I am Kai Uchimura. I am a history teacher and girls’ varsity soccer coach at Druid Hills High School, and I have been here since the 2018-2019 school year. Regarding the modernization plans and the future of Druid Hills High School, I firmly believe that It should be relocated to a new facility. In my opinion, that facility should be the DeKalb Arts Academy, which was previously named the DeKalb Elementary School of the Arts and also used to be Avondale Middle School.
The reason why is that they have a better capacity to support a high school appropriately. Druid Hills High School currently sits on about 11 acres of land compared to 30 acres of other high schools in the district. Only about 550 students are at the current DeKalb Arts Academy (DAA) in a facility that can hold way more students. There is already an athletic field at the DeKalb Arts Academy. As a coach, it is very inconvenient for my players and me to travel from Druid Hills High School to Druid Hills Middle School to practice; track, soccer, and baseball are all affected by this.
Having proper athletic facilities at our school would be more equitable to our student-athletes, who do not have the resources to have reliable transportation to get to practices.
It would make sense to send DeKalb School of the Arts(DSA) students, who currently sit in a building that used to be Avondale High School, to the Druid Hills High School Building and make the building into a strictly K-12 Performing Arts School. This would open up the old Avondale High School building into another educational facility of some kind (maybe another career academy or high school to help relieve the overcrowding at Clarkston High School). DSA only has about 300 students, so if you add 300 students from DSA and 550 from DAA you would have about 900 students, give or take, to be relocated into the Druid Hills High School Building, which would still be about 500 students fewer than what the current student population is at Druid Hills High School which is roughly 1,450 students.
This move could save the district money just tearing down the gym at Druid Hills High School, and not worrying about building a new gym there because it would just be a Performing Arts School. Of course, the Druid Hills High School building would still need updates, but worrying about a gym or athletic facilities wouldn’t be stressful. The district would need to update the DeKalb Arts Academy building to accommodate a high school in terms of classroom sizes, but I would not think it would cost more money than the current modernization ideas.
There are, of course, challenges in thinking about attendance zones in the future. Still, based on what the current attendance zone for Druid Hills High School is, the swap to DAA would make sense because it would be a more central location to most of the student population at Druid Hills High School, which would be Scottdale and Avondale Estates. This kind of swap would, without a doubt, upset families that live in the current neighborhood surrounding Druid Hills School, like Durand Mill area, because it takes away the convenience of their students being able to walk to school. But students in surrounding neighborhoods make up a minority of the students who attend Druid Hills High School.
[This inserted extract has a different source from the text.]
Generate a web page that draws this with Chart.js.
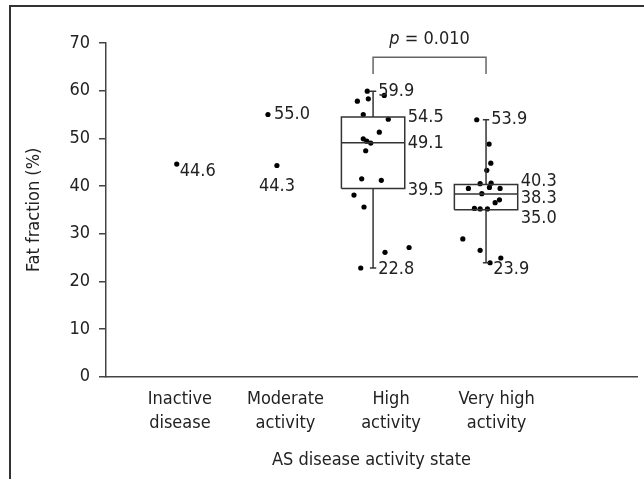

Another idea would be to build another high school next to Adams Stadium because the district owns the land next to it, but that’s a topic for a future letter to the editor. Whatever decision is made, you will not please everybody and politics will be involved. I do not envy anyone currently involved with reviewing school attendance zones.
The whole process and timeline for modernization coming to fruition might take nearly half a decade or even longer, and the current students at Druid Hills High School would not see any changes. Whenever that time comes to decide the future of Druid Hills High School, the district must do what is best for the kids and the future students who will attend.